Not, you understand, that Shute depicted his male characters with any skill. The first is Dwight Towers, the captain of the last American submarine. He is dull as most characters defined by their dedication to duty are. He might generate a little pathos in his continued devotion to his deceased family, but since that devotion makes him reject any but the most Platonic relationship with the Australian woman he loves – despite their impending fate – he comes across as a cad instead. Still, he comes off better than Peter Holmes, the Australian liaison officer with the submarine, who has no observable personality beyond being a newly married man with a young baby.

The men, however, are masterpieces of Shakespearean subtlety compared to the women in their lives. Moira Davidson, the woman Towers spends time with when he is off duty, is a hard-drinking party-goer in her mid-twenties, with a reputation – apparently undeserved – for being a loose woman that is based mostly on her risque talk. Influenced by Towers, she responds to his nobility by discovering her own.

In ordinary circumstances, she confides to the other woman, she would do all she could to seduce him away from his wife. “’It’d be worth doing her dirt if it meant having Dwight for good, and children, and a home, and full life,’” Davidson says. “’But to do her dirt just for three month’s pleasure and nothing at the end of it – that’s another thing.’” I may be a loose woman, but I don’t know that I’m all that loose.’” Instead, she supports his doublethink about his family still being alive, and follows his suggestion that she take secretarial classes to give purpose to her life in the brief time that remains.

As for Mary Holmes, an examination of her mental competence would have no sure outcome. Her only interest is her new baby and her home, and, while some allowance must be made for denial she makes no effort to understand what is happening. Her stupidity gives her husband Peter an excuse to lecture the readers through her, but she is genuinely surprised when the radiation arrives, and wonders if cough drops would protect her from it. “’I’m glad we haven’t got newspapers now,’” she says shortly before they die. “’It’s been much nicer without them.’” She is humored by her husband, and, needless to say, no help at all when the family commits suicide to avoid suffering the lingering death through radiation. Instead, she follows her husband’s lead, and only in her last moments shows any understanding of what is happening.

These female characters are despicable in themselves. But what is worse is that, despite their very different attitudes, they have no trouble confiding in each other for no better reason than the fact that their men are at sea. In reality, two such women would despise each other. Yet Shute assumes that because they are women, they want the same thing, which allows them to become confidants.

Even worse, Shute seems to consider Mary Holmes an example for Davidson.
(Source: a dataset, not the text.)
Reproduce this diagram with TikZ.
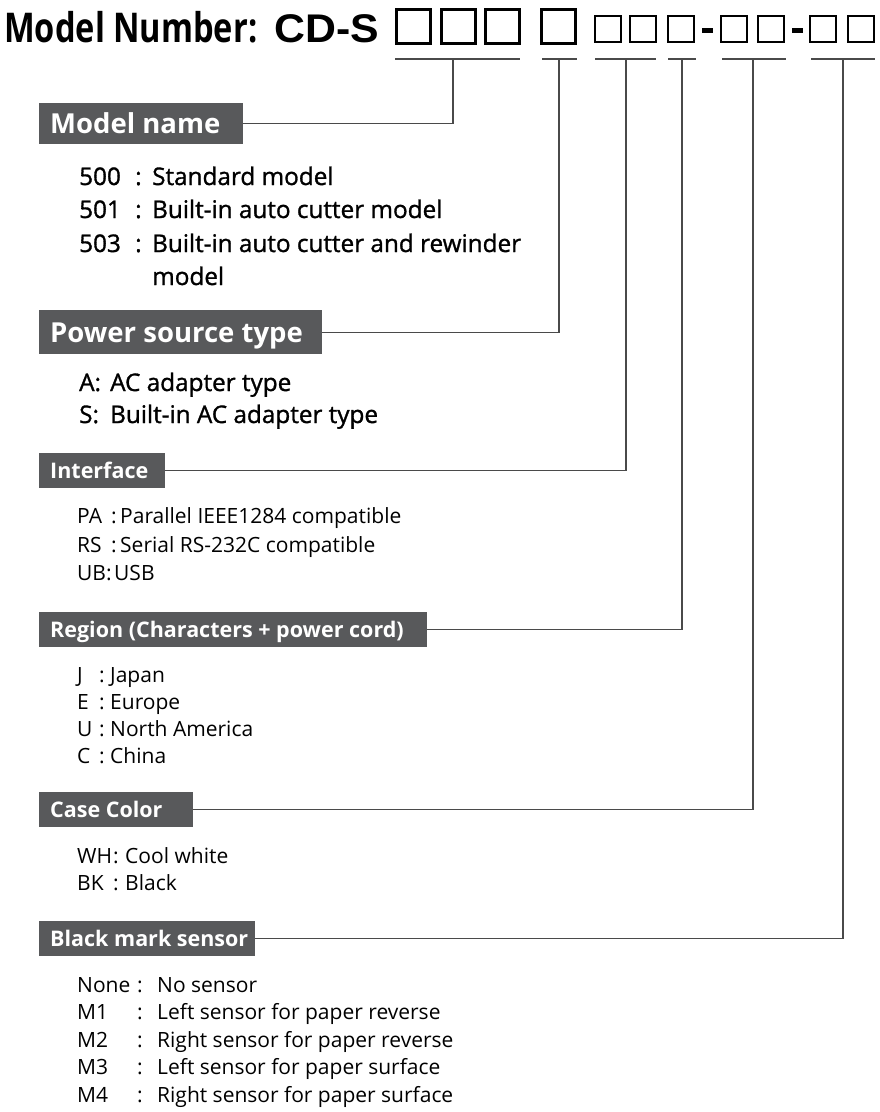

Despite Davidson’s greater intelligence, she ends up much the same, following her man into death without a thought of her own.

Naturally, it would be wrong to blame Shute for setting On the Beach in a time when gender roles – especially for women – were so limited. But I do blame him, very much, for accepting those roles without any question, and being unable to see past them and depict the women in his novel as individuals. A more talented writer would have had Davidson resisting the transformation into a good woman, perhaps even tempting Dwight unsuccessfully and uncertain whether to be angry at him.

Similarly, Mary would be more human if she showed more awareness, and a scene or two revealed that she was playing the role she thought necessary for her husband’s well-being, or wished she had more time for herself. The gender atmosphere of the novel might still have been uncomfortable for a reader today, but at least it wouldn’t have seemed so much the result of an impoverished imagination.

I dislike discarding a book; it always feels close to censorship. But I found On the Beach so distasteful that I know that I’ve read it for the last time.